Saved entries
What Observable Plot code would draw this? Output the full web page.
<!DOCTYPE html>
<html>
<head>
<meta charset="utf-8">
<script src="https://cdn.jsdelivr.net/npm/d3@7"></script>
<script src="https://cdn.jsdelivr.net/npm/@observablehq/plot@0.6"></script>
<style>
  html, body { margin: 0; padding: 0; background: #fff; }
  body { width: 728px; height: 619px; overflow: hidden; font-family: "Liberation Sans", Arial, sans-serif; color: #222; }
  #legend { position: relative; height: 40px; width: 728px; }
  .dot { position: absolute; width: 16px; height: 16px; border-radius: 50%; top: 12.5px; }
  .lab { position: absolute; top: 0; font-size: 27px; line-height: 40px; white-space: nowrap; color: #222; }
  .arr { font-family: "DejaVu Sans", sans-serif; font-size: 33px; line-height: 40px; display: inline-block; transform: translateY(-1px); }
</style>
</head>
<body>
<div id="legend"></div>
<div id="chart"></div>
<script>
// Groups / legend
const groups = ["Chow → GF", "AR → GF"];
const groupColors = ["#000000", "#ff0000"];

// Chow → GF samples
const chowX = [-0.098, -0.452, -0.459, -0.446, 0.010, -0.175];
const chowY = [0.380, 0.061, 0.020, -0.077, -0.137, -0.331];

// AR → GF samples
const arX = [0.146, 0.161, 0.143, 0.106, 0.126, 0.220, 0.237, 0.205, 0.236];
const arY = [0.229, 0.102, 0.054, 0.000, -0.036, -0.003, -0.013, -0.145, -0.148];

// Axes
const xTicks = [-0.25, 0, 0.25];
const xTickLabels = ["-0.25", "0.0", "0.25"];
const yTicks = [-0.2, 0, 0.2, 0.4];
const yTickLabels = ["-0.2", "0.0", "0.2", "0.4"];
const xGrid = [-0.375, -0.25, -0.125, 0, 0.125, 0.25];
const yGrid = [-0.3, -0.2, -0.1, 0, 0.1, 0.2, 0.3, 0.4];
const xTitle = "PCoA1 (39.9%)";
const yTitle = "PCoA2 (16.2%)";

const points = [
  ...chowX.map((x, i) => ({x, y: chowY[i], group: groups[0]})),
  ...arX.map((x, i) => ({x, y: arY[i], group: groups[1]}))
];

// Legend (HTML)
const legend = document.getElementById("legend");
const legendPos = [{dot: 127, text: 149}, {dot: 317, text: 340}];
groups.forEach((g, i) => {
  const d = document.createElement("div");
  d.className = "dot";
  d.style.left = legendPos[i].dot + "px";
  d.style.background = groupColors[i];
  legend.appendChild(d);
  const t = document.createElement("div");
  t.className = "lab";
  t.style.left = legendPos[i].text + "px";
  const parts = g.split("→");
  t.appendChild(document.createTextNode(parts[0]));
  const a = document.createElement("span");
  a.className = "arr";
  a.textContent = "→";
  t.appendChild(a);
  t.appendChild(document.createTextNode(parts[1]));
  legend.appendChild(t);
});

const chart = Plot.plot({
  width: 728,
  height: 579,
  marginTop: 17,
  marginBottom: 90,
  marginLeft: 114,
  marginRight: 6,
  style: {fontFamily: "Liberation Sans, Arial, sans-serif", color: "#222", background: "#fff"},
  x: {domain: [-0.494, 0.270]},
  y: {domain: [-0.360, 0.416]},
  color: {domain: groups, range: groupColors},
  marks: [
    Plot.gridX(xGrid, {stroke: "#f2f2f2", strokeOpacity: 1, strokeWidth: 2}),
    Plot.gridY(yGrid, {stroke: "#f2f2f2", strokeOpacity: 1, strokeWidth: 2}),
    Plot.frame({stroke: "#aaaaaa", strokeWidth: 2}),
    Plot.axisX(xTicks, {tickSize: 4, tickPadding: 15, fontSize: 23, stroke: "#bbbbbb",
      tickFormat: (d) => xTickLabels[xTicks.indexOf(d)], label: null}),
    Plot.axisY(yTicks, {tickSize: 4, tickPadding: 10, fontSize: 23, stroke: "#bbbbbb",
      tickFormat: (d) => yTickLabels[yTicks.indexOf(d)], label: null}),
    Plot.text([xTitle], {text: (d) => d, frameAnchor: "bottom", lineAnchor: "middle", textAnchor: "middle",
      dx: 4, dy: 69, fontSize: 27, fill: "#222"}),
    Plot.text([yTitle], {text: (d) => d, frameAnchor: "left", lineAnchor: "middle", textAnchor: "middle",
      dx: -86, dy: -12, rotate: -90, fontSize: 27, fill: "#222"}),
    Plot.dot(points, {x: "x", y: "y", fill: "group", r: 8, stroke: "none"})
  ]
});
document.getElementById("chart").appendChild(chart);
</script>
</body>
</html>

* * *

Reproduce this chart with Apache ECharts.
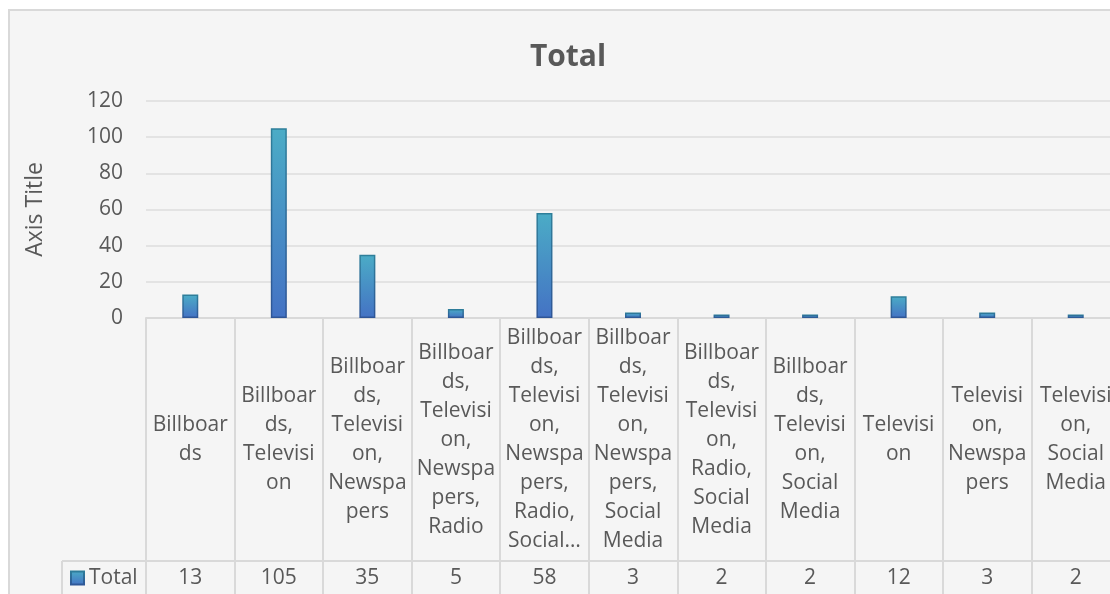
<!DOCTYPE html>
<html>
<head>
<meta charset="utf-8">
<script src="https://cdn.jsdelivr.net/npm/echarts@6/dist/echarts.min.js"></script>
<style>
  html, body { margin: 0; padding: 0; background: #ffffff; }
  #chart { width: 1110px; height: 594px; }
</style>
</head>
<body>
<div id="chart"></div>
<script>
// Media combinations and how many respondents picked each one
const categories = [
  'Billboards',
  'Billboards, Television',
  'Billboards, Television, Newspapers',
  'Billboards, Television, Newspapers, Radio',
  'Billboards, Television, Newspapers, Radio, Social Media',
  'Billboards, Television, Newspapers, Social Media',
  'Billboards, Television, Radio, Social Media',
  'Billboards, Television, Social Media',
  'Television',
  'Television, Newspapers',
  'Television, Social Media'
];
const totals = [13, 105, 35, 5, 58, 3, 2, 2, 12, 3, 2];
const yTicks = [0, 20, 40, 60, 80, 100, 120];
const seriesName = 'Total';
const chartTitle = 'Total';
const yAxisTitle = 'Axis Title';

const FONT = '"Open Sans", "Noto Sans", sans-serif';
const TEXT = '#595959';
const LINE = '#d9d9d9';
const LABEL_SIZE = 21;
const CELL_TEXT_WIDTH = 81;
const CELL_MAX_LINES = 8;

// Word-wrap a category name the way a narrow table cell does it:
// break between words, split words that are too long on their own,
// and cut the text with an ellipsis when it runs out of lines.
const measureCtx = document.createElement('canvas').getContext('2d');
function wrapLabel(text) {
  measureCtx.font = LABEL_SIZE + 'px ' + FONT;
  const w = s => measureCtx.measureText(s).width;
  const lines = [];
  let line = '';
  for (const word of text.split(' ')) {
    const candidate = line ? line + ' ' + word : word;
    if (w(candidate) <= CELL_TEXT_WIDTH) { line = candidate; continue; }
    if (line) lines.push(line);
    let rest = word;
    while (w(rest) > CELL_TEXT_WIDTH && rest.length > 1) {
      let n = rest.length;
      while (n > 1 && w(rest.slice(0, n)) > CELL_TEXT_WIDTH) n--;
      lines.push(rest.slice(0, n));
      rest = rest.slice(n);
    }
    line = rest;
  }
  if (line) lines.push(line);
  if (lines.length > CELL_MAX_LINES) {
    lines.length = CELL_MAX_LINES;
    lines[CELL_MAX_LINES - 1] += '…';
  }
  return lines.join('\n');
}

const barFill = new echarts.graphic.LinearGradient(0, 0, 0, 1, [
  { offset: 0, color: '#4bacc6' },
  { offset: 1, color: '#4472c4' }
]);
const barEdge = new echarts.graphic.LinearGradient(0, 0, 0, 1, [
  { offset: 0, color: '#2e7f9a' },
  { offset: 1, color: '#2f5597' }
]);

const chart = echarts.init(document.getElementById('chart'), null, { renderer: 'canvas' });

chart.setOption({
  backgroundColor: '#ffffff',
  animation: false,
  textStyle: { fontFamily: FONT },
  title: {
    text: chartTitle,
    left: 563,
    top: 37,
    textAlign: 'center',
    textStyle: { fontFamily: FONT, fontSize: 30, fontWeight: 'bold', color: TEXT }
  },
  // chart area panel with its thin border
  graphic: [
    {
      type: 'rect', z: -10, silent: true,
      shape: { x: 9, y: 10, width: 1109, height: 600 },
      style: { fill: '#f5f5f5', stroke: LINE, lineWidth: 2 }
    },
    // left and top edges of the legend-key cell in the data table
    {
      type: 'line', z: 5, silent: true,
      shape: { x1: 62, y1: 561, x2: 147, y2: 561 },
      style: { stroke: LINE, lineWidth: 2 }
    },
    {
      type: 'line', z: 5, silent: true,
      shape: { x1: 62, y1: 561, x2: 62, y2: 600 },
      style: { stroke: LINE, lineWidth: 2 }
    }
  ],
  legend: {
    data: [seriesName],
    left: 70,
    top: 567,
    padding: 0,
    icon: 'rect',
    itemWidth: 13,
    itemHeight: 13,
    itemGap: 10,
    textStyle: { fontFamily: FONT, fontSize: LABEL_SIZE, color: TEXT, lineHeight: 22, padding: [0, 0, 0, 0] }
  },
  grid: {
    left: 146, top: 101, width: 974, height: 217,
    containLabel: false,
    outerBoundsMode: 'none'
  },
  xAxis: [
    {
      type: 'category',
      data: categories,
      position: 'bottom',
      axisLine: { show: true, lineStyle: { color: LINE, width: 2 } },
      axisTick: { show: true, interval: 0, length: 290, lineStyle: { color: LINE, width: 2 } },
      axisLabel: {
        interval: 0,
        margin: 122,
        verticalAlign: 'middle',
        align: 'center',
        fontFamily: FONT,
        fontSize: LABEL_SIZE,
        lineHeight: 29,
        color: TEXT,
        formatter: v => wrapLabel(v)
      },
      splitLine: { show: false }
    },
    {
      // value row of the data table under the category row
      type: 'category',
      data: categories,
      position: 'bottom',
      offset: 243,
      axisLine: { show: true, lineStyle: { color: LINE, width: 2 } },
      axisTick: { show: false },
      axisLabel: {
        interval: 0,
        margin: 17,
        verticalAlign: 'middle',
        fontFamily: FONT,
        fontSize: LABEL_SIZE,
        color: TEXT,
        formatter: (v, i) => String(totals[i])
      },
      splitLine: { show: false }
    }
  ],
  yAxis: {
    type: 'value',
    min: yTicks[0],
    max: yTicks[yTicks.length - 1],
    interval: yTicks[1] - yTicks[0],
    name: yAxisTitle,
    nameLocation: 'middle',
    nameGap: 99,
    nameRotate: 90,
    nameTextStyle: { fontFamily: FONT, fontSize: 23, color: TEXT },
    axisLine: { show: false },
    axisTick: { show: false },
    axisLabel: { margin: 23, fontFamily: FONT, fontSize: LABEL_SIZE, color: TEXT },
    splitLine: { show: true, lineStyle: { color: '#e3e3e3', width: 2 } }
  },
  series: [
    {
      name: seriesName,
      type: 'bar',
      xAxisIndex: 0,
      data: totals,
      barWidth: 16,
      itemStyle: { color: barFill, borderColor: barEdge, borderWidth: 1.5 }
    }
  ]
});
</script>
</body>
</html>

*To do*: Copy out the lines in which the string "this" appears.

*Worked answer*:
What Observable Plot code would draw this? Output the full web page.
Reproduce this chart with Apache ECharts.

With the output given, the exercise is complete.